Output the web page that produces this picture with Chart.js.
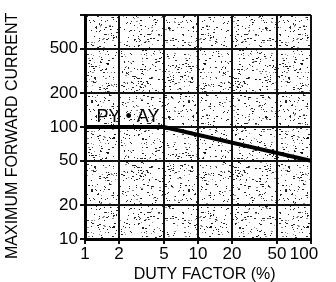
<!DOCTYPE html>
<html>
<head>
<meta charset="utf-8">
<script src="https://cdn.jsdelivr.net/npm/chart.js@4/dist/chart.umd.min.js"></script>
<style>
  html, body { margin: 0; padding: 0; background: #fff; }
  #wrap { width: 336px; height: 282px; }
</style>
</head>
<body>
<div id="wrap"><canvas id="myChart" width="336" height="282"></canvas></div>
<script>
// data
let dutyFactor = [1, 5, 100];
let maxCurrent = [100, 100, 50];

// tick values
let xTicks = [1, 2, 5, 10, 20, 50, 100];
let yTicks = [10, 20, 50, 100, 200, 500, 1000];
let yHidden = [1000];

// curve label
let curveLabel = "PY \u2022 AY";
let labelAt = [2.4, 100];

let fontFamily = "'Liberation Sans', Arial, sans-serif";

// stippled paper look for the plot area (fixed seed, purely decorative)
function makeStipple(ctx) {
  let w = 97, hgt = 89;
  let pc = document.createElement("canvas");
  pc.width = w;
  pc.height = hgt;
  let p = pc.getContext("2d");
  p.fillStyle = "#fff";
  p.fillRect(0, 0, w, hgt);
  let s = 12345;
  for (let i = 0; i < 580; i++) {
    s = (s * 1103515245 + 12345) & 0x7fffffff;
    let x = s % w;
    s = (s * 1103515245 + 12345) & 0x7fffffff;
    let y = s % hgt;
    p.fillStyle = i % 4 === 0 ? "rgba(0,0,0,0.45)" : "rgba(0,0,0,0.85)";
    p.fillRect(x, y, i % 3 === 0 ? 2 : 1, 1);
  }
  return ctx.createPattern(pc, "repeat");
}

let stipplePlugin = {
  id: "stipple",
  beforeDraw(chart) {
    let { ctx, chartArea: a } = chart;
    ctx.save();
    ctx.fillStyle = makeStipple(ctx);
    ctx.fillRect(a.left, a.top, a.right - a.left, a.bottom - a.top);
    ctx.restore();
  },
};

let labelPlugin = {
  id: "curvelabel",
  afterDatasetsDraw(chart) {
    let { ctx, scales } = chart;
    let x = scales.x.getPixelForValue(labelAt[0]);
    let y = scales.y.getPixelForValue(labelAt[1]);
    ctx.save();
    ctx.font = "18px " + fontFamily;
    ctx.fillStyle = "#000";
    ctx.textAlign = "center";
    ctx.textBaseline = "bottom";
    ctx.fillText(curveLabel, x, y - 1);
    ctx.restore();
  },
};

const ctx = document.getElementById("myChart").getContext("2d");
const myChart = new Chart(ctx, {
  type: "scatter",
  data: {
    datasets: [
      {
        data: dutyFactor.map((d, i) => ({ x: d, y: maxCurrent[i] })),
        showLine: true,
        borderColor: "#000",
        borderWidth: 4,
        pointRadius: 0,
        tension: 0,
      },
    ],
  },
  options: {
    responsive: false,
    animation: false,
    layout: { padding: { left: 0, right: 25, top: 15, bottom: 0 } },
    plugins: { legend: { display: false }, tooltip: { enabled: false } },
    scales: {
      x: {
        type: "logarithmic",
        min: 1,
        max: 100,
        afterBuildTicks: (s) => {
          s.ticks = xTicks.map((v) => ({ value: v }));
        },
        afterFit: (s) => {
          s.height = 43;
        },
        ticks: {
          autoSkip: false,
          maxRotation: 0,
          padding: 0,
          color: "#000",
          font: { family: fontFamily, size: 17 },
          // the last label sits a bit left of its line in the original
          callback: (v) => (v === 100 ? "100   " : String(v)),
        },
        grid: { color: "#111", lineWidth: 2, tickLength: 5 },
        border: { color: "#000", width: 3 },
        title: {
          display: true,
          text: "   DUTY FACTOR (%)",
          color: "#000",
          font: { family: fontFamily, size: 16 },
          padding: { top: 0, bottom: -2 },
        },
      },
      y: {
        type: "logarithmic",
        min: 10,
        max: 1000,
        afterBuildTicks: (s) => {
          s.ticks = yTicks.map((v) => ({ value: v }));
        },
        afterFit: (s) => {
          s.width = 85;
        },
        ticks: {
          autoSkip: false,
          padding: 2,
          color: "#000",
          font: { family: fontFamily, size: 17 },
          callback: (v) => (yHidden.includes(v) ? "" : String(v)),
        },
        grid: { color: "#111", lineWidth: 2, tickLength: 5 },
        border: { color: "#000", width: 3 },
        title: {
          display: true,
          text: "MAXIMUM FORWARD CURRENT    ",
          color: "#000",
          font: { family: fontFamily, size: 16 },
          padding: { top: 3, bottom: 0 },
        },
      },
    },
  },
  plugins: [stipplePlugin, labelPlugin],
});
</script>
</body>
</html>
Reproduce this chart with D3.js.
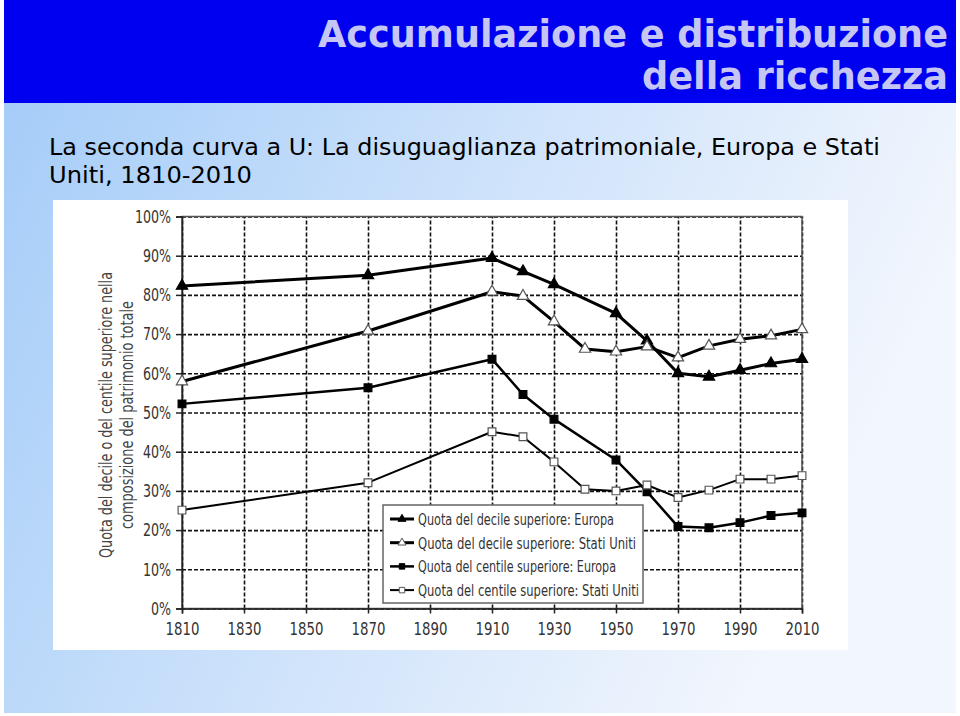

════

__Written task__.
Give only the number of lines in the data that hold the word "this".

__The output__.
2